Jono Jenkins
- Born: Jonathon Jenkins 26 May 1986 (age 40) Sydney, Australia
- Height: 1.86 m (6 ft 1 in)
- Weight: 100 kg (15 st 10 lb; 220 lb)
- School: Saint Ignatius' College, Riverview
- Notable relative(s): Alex Jenkins, Annabelle Jenkins, Georgia Jenkins, Ed Jenkins

Rugby union career
- Position: Openside Flanker

Senior career
- Years: Team / Apps / (Points)
- 2003–12: Sydney University
- 2012–: RC Narbonne / 39 / (15)
- Correct as of 12 February 2014

Super Rugby
- Years: Team / Apps / (Points)
- 2010–11: Force / 6 / (0)
- 2012: Waratahs / 9 / (0)
- Correct as of 24 July 2012

= Jono Jenkins =

Jono Jenkins (born 26 May 1986 in Sydney, Australia) is a rugby union footballer. He plays for the RC Narbonne in Pro D2 having previously represented the Waratahs.
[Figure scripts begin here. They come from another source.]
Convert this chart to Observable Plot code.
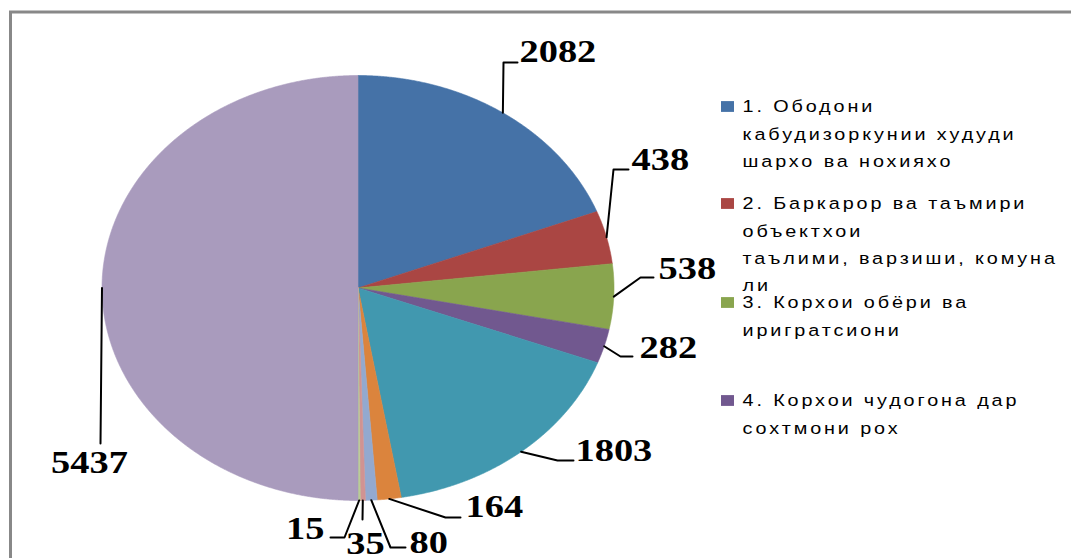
<!DOCTYPE html>
<html>
<head>
<meta charset="utf-8">
<script src="https://cdn.jsdelivr.net/npm/d3@7"></script>
<script src="https://cdn.jsdelivr.net/npm/@observablehq/plot@0.6"></script>
<style>
  html, body { margin: 0; padding: 0; background: #fff; overflow: hidden; }
  #chart svg { display: block; }
</style>
</head>
<body>
<div id="chart"></div>
<script>
// ---------- data ----------
const categories = [
  "1. Ободони кабудизоркунии худуди шархо ва нохияхо",
  "2. Баркарор ва таъмири объектхои таълими, варзиши, комунали",
  "3. Корхои обёри ва иригратсиони",
  "4. Корхои чудогона дар сохтмони рох",
  "5", "6", "7", "8", "9", "10"
];
const values = [2082, 438, 538, 282, 1803, 164, 80, 35, 15, 5437];
const sliceColors = ["#4572A7", "#AA4643", "#89A54E", "#71588F", "#4198AF",
                     "#DB843D", "#93A9CF", "#D19392", "#B9CD96", "#A99BBD"];
const legendLabels = [
  "1. Ободони\nкабудизоркунии худуди\nшархо ва нохияхо",
  "2. Баркарор ва таъмири\nобъектхои\nтаълими, варзиши, комуна\nли",
  "3. Корхои обёри ва\nиригратсиони",
  "4. Корхои чудогона дар\nсохтмони рох"
];

// ---------- layout (pixels) ----------
const W = 1071, H = 558;
const CX = 357.5, CY = 287.5, RX = 256, RY = 212.5;
const STRETCH = 1.2; // horizontal stretch of the original picture
const toX = px => (px - CX) / RX;
const toY = py => (CY - py) / RY;
// leader line bends, ends and label anchors for each slice
const labelLayout = [
  {pts: [[503, 62], [517, 62]],   at: [519, 61],  anchor: "start"},
  {pts: [[613, 169], [628, 169]], at: [631, 169], anchor: "start"},
  {pts: [[640, 277], [653, 277]], at: [658, 278], anchor: "start"},
  {pts: [[620, 356], [632, 356]], at: [639, 357], anchor: "start"},
  {pts: [[557, 460], [573, 460]], at: [575, 460], anchor: "start"},
  {pts: [[445, 517], [460, 517]], at: [465, 516], anchor: "start"},
  {pts: [[390, 547], [405, 547]], at: [409, 552], anchor: "start"},
  {pts: [[362, 519]],             at: [365, 553], anchor: "middle"},
  {pts: [[344, 537], [330, 537]], at: [324, 538], anchor: "end"},
  {pts: [[100, 443]],             at: [89, 472],  anchor: "middle"}
];
const legendX = 742, legendSwatchX = 727;
const legendFont = 16.5, legendLineHeight = 1.65;
const legendBaselines = [112, 209, 308, 406];

// ---------- geometry from data ----------
const arcs = d3.pie().sort(null).value(d => d)(values);
const slicePts = [];
arcs.forEach((a, i) => {
  const cat = categories[i];
  const n = Math.max(2, Math.ceil((a.endAngle - a.startAngle) / 0.004));
  slicePts.push({cat, x: 0, y: 0});
  for (let k = 0; k <= n; ++k) {
    const t = a.startAngle + (a.endAngle - a.startAngle) * k / n;
    slicePts.push({cat, x: Math.sin(t), y: Math.cos(t)});
  }
  slicePts.push({cat, x: 0, y: 0});
});

const leaderPts = [];
const labelData = [];
arcs.forEach((a, i) => {
  const mid = (a.startAngle + a.endAngle) / 2;
  leaderPts.push({i, x: Math.sin(mid), y: Math.cos(mid)});
  labelLayout[i].pts.forEach(([px, py]) => leaderPts.push({i, x: toX(px), y: toY(py)}));
  labelData.push({
    text: String(values[i]),
    x: toX(labelLayout[i].at[0]),
    y: toY(labelLayout[i].at[1]),
    anchor: labelLayout[i].anchor
  });
});

// Plot's "top" line anchor puts the first baseline 0.71 line-heights below y
const firstLineOffset = 0.71 * legendLineHeight * legendFont;
const legendData = legendLabels.map((label, i) => ({
  label,
  cat: categories[i],
  top: toY(legendBaselines[i] - firstLineOffset),
  mid: toY(legendBaselines[i] - 6),
  x: toX(legendX),
  sx: toX(legendSwatchX)
}));

const labelStyle = {
  fontFamily: "Liberation Serif, Times New Roman, serif",
  fontWeight: "bold",
  fontSize: 32,
  fill: "#000",
  lineAnchor: "bottom"
};

const chart = Plot.plot({
  width: W,
  height: H,
  margin: 0,
  style: {background: "#fff"},
  x: {domain: [-1, 1], range: [CX - RX, CX + RX], axis: null},
  y: {domain: [-1, 1], range: [CY + RY, CY - RY], axis: null},
  color: {domain: categories, range: sliceColors},
  marks: [
    Plot.frame({stroke: "#888", strokeWidth: 3, insetLeft: 10, insetTop: 11.5, insetRight: -10, insetBottom: -10}),
    Plot.line(slicePts, {x: "x", y: "y", z: "cat", fill: "cat", stroke: "cat", strokeWidth: 0.6, curve: "linear"}),
    Plot.line(leaderPts, {x: "x", y: "y", z: "i", stroke: "#000", strokeWidth: 2, curve: "linear"}),
    ...["start", "middle", "end"].map(anchor =>
      Plot.text(labelData.filter(d => d.anchor === anchor), {
        x: "x", y: "y", text: "text", textAnchor: anchor, ...labelStyle
      })
    ),
    Plot.dot(legendData, {x: "sx", y: "mid", symbol: "square", r: 6.1, fill: "cat", stroke: null}),
    Plot.text(legendData, {
      x: "x", y: "top", text: "label", textAnchor: "start", lineAnchor: "top",
      lineHeight: legendLineHeight, fontSize: legendFont, fill: "#000",
      fontFamily: "Liberation Sans, Arial, sans-serif",
      ariaDescription: "legend"
    })
  ]
});

// stretch text and swatches horizontally like the original picture
const sel = d3.select(chart);
sel.selectAll('g[aria-label="text"] > text, g[aria-label="dot"] > path')
  .each(function () {
    const t = this.getAttribute("transform") || "";
    this.setAttribute("transform", t + ` scale(${STRETCH},1)`);
  });
sel.selectAll('g[aria-description="legend"] > text').style("letter-spacing", "2.4px");

document.getElementById("chart").appendChild(chart);
</script>
</body>
</html>
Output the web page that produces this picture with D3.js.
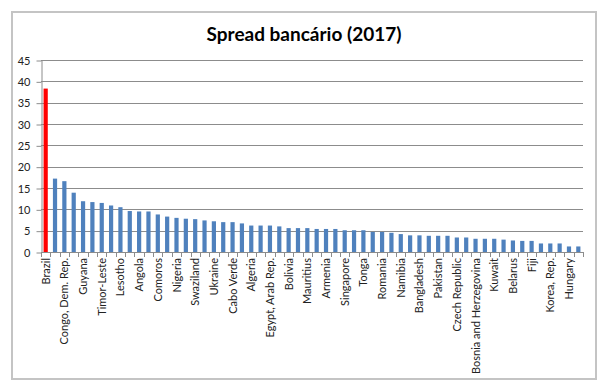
<!DOCTYPE html>
<html>
<head>
<meta charset="utf-8">
<script src="https://cdn.jsdelivr.net/npm/d3@7"></script>
<style>
  body { margin: 0; background: #fff; }
</style>
</head>
<body>
<div id="chart"></div>
<script>
const countries = [
  'Brazil', 'Madagascar', 'Congo, Dem. Rep.', 'Malawi', 'Guyana', 'Sao Tome and Principe',
  'Timor-Leste', 'Peru', 'Lesotho', 'Uganda', 'Angola', 'Sierra Leone', 'Comoros',
  'Mozambique', 'Nigeria', 'Paraguay', 'Swaziland', 'Honduras', 'Ukraine', 'Zambia',
  'Cabo Verde', 'Kyrgyz Republic', 'Algeria', 'Gambia, The', 'Egypt, Arab Rep.', 'Albania',
  'Bolivia', 'Jamaica', 'Mauritius', 'Guatemala', 'Armenia', 'Botswana', 'Singapore',
  'Moldova', 'Tonga', 'Georgia', 'Romania', 'Mexico', 'Namibia', 'Thailand', 'Bangladesh',
  'Tanzania', 'Pakistan', 'Philippines', 'Czech Republic', 'Macedonia, FYR',
  'Bosnia and Herzegovina', 'Lebanon', 'Kuwait', 'China', 'Belarus', 'Azerbaijan', 'Fiji',
  'Hong Kong SAR, China', 'Korea, Rep.', 'Switzerland', 'Hungary', 'Japan'
]

const spread = [
  38.3, 17.2, 16.6, 13.9, 11.9, 11.7, 11.5, 10.9, 10.5, 9.6, 9.5, 9.5, 8.8,
  8.3, 8.0, 7.8, 7.7, 7.4, 7.2, 7.0, 7.0, 6.7, 6.2, 6.2, 6.2, 6.0,
  5.6, 5.6, 5.6, 5.4, 5.4, 5.4, 5.1, 5.1, 5.1, 4.7, 4.7, 4.5, 4.2, 3.9, 3.9,
  3.8, 3.8, 3.8, 3.4, 3.4, 3.1, 3.1, 3.1, 2.9, 2.7, 2.6, 2.6,
  2.0, 2.0, 2.0, 1.3, 1.3
]

const yTicks = [0, 5, 10, 15, 20, 25, 30, 35, 40, 45]

const width = 606
const height = 391
const plot = { left: 41, right: 583, top: 60, bottom: 252 }

const svg = d3.select('#chart')
  .append('svg')
  .attr('width', width)
  .attr('height', height)
  .style('font-family', 'Lato, "Open Sans", sans-serif')

// chart border
svg.append('rect')
  .attr('x', 12)
  .attr('y', 12)
  .attr('width', 584)
  .attr('height', 367)
  .attr('fill', '#fff')
  .attr('stroke', '#c4c4c4')
  .attr('stroke-width', 2)

svg.append('text')
  .attr('x', 304)
  .attr('y', 41)
  .attr('text-anchor', 'middle')
  .attr('font-size', 19)
  .attr('font-weight', 'bold')
  .attr('fill', '#000')
  .text('Spread bancário (2017)')

const x = d3.scaleBand()
  .domain(countries)
  .range([plot.left, plot.right])
  .paddingInner(0.55)
  .paddingOuter(0.275)

const y = d3.scaleLinear()
  .domain([0, 45])
  .range([plot.bottom, plot.top])

// gridlines
svg.append('g')
  .selectAll('line')
  .data(yTicks.filter(t => t > 0))
  .join('line')
  .attr('x1', plot.left)
  .attr('x2', plot.right)
  .attr('y1', d => Math.round(y(d)) + 0.5)
  .attr('y2', d => Math.round(y(d)) + 0.5)
  .attr('stroke', '#8c8c8c')

// y axis
const yAxis = svg.append('g')
  .attr('transform', `translate(${plot.left + 0.5}, 0.5)`)
  .call(d3.axisLeft(y).tickValues(yTicks).tickSize(5).tickPadding(6).tickSizeOuter(0))
yAxis.select('.domain').attr('stroke', '#8c8c8c')
yAxis.selectAll('.tick line').attr('stroke', '#8c8c8c')
yAxis.selectAll('.tick text')
  .attr('font-size', 11)
  .attr('fill', '#222')
  .style('font-family', 'Lato, sans-serif')

// bars
svg.append('g')
  .selectAll('rect')
  .data(countries)
  .join('rect')
  .attr('x', d => x(d))
  .attr('width', x.bandwidth())
  .attr('y', (d, i) => y(spread[i]))
  .attr('height', (d, i) => y(0) - y(spread[i]))
  .attr('fill', d => d === 'Brazil' ? '#ff0000' : '#4f81bd')

// x axis baseline and ticks between categories
const step = x.step()
const edge = (d) => x(d) - (step - x.bandwidth()) / 2
const xAxis = svg.append('g')
xAxis.append('line')
  .attr('x1', plot.left)
  .attr('x2', plot.right)
  .attr('y1', plot.bottom + 0.5)
  .attr('y2', plot.bottom + 0.5)
  .attr('stroke', '#8c8c8c')
xAxis.selectAll('line.tick')
  .data(countries.concat(['__end']))
  .join('line')
  .attr('class', 'tick')
  .attr('x1', d => d === '__end' ? plot.right + 0.5 : Math.round(edge(d)) + 0.5)
  .attr('x2', d => d === '__end' ? plot.right + 0.5 : Math.round(edge(d)) + 0.5)
  .attr('y1', plot.bottom)
  .attr('y2', plot.bottom + 5)
  .attr('stroke', '#8c8c8c')

// category labels, every other one
xAxis.selectAll('text')
  .data(countries.filter((d, i) => i % 2 === 0))
  .join('text')
  .attr('transform', d => `translate(${x(d) + x.bandwidth() / 2 + 4}, ${plot.bottom + 6}) rotate(-90)`)
  .attr('text-anchor', 'end')
  .attr('font-size', 11)
  .attr('fill', '#222')
  .text(d => d)
</script>
</body>
</html>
His regular playing position is openside flanker. Jenkins was educated at Saint Ignatius' College, Riverview in Sydney.

He made his senior debut for the Force during the 2010 Super 14 season against the Reds.

He has a brother Ed Jenkins who also plays rugby and was the captain of the Australia national rugby sevens team.